> [Task requirements] Report how many lines contain "React". Give the number and nothing else.

> [Provided data]
+ + +
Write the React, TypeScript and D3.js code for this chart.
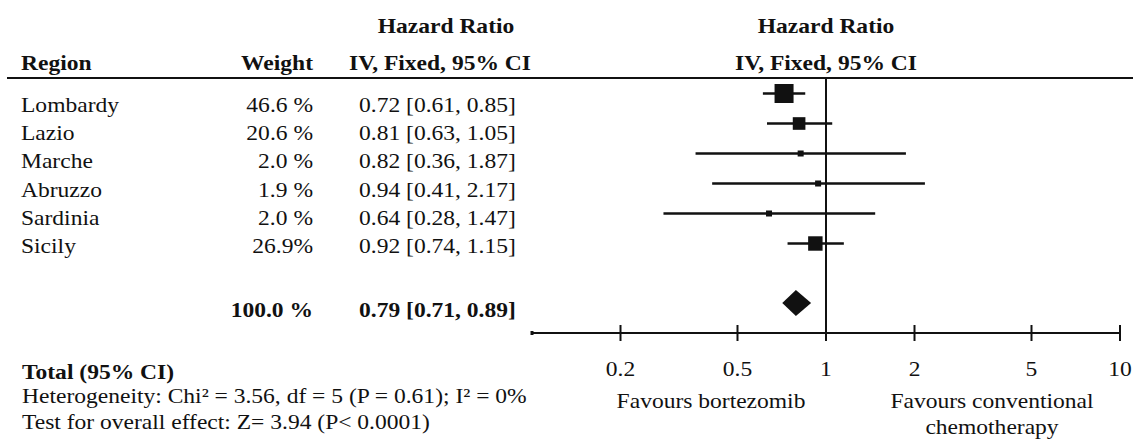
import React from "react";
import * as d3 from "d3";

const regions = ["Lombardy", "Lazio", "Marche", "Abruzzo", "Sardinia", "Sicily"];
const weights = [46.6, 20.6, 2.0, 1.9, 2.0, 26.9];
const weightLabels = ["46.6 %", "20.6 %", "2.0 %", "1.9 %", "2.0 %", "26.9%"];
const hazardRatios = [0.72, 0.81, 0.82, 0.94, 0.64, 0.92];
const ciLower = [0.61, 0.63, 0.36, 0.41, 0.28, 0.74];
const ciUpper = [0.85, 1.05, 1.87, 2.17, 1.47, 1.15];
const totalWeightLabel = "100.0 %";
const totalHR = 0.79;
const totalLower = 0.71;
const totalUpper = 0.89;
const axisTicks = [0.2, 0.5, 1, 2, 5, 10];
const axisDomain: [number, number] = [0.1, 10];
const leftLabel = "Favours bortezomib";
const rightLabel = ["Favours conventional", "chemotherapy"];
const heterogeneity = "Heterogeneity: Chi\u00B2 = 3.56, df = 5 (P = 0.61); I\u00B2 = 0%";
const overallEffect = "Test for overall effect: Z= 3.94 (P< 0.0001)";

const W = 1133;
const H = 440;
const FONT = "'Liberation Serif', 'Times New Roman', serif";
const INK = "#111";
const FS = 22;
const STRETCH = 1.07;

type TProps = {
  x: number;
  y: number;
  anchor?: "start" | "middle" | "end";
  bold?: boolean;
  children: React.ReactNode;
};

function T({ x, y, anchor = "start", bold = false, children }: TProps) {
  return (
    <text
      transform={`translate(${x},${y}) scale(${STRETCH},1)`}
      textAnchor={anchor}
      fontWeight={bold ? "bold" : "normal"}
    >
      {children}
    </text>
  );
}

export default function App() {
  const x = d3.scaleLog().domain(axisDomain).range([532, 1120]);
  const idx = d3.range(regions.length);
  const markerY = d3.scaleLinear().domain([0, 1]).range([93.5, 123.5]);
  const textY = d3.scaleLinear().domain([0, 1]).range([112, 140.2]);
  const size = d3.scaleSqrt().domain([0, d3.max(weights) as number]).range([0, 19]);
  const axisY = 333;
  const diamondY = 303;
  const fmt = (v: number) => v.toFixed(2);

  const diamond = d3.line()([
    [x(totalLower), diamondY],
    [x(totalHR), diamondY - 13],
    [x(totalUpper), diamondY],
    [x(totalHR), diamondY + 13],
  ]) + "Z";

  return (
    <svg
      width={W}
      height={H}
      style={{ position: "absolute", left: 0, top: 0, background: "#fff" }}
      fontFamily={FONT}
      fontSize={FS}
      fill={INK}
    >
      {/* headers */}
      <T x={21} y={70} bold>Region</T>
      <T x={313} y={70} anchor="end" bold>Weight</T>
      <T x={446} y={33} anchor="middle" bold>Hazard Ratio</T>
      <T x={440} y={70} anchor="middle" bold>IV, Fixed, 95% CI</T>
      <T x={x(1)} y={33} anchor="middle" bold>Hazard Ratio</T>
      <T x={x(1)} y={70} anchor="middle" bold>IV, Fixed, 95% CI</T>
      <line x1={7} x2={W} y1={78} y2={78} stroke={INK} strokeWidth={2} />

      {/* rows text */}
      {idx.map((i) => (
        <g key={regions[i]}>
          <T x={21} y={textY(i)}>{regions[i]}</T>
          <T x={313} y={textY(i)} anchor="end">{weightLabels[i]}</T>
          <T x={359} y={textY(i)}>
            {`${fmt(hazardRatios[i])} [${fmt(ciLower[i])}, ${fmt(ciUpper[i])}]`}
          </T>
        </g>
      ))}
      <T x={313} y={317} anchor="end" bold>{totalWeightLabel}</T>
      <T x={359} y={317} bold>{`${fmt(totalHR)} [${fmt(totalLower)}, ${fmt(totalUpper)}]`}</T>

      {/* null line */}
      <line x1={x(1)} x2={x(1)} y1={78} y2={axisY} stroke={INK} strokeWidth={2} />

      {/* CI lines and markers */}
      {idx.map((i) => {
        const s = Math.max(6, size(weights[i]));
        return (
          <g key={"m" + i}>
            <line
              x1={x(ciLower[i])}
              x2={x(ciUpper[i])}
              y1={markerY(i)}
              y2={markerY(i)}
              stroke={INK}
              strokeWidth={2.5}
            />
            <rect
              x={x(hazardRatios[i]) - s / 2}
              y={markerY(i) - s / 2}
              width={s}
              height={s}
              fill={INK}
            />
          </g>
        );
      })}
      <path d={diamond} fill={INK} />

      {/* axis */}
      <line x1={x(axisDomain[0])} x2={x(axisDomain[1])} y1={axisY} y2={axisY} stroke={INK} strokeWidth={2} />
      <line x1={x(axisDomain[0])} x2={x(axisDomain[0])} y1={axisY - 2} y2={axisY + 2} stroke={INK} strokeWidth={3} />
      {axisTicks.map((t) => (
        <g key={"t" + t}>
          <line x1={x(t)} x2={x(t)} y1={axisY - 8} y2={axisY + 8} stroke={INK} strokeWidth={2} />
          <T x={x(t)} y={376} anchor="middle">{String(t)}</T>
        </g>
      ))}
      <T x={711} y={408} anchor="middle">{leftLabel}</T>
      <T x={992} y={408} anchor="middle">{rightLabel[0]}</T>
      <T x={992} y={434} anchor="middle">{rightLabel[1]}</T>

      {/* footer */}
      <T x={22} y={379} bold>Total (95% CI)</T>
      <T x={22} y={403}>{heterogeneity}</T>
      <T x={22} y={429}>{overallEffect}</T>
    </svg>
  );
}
+ + +
> [Expected answer] 3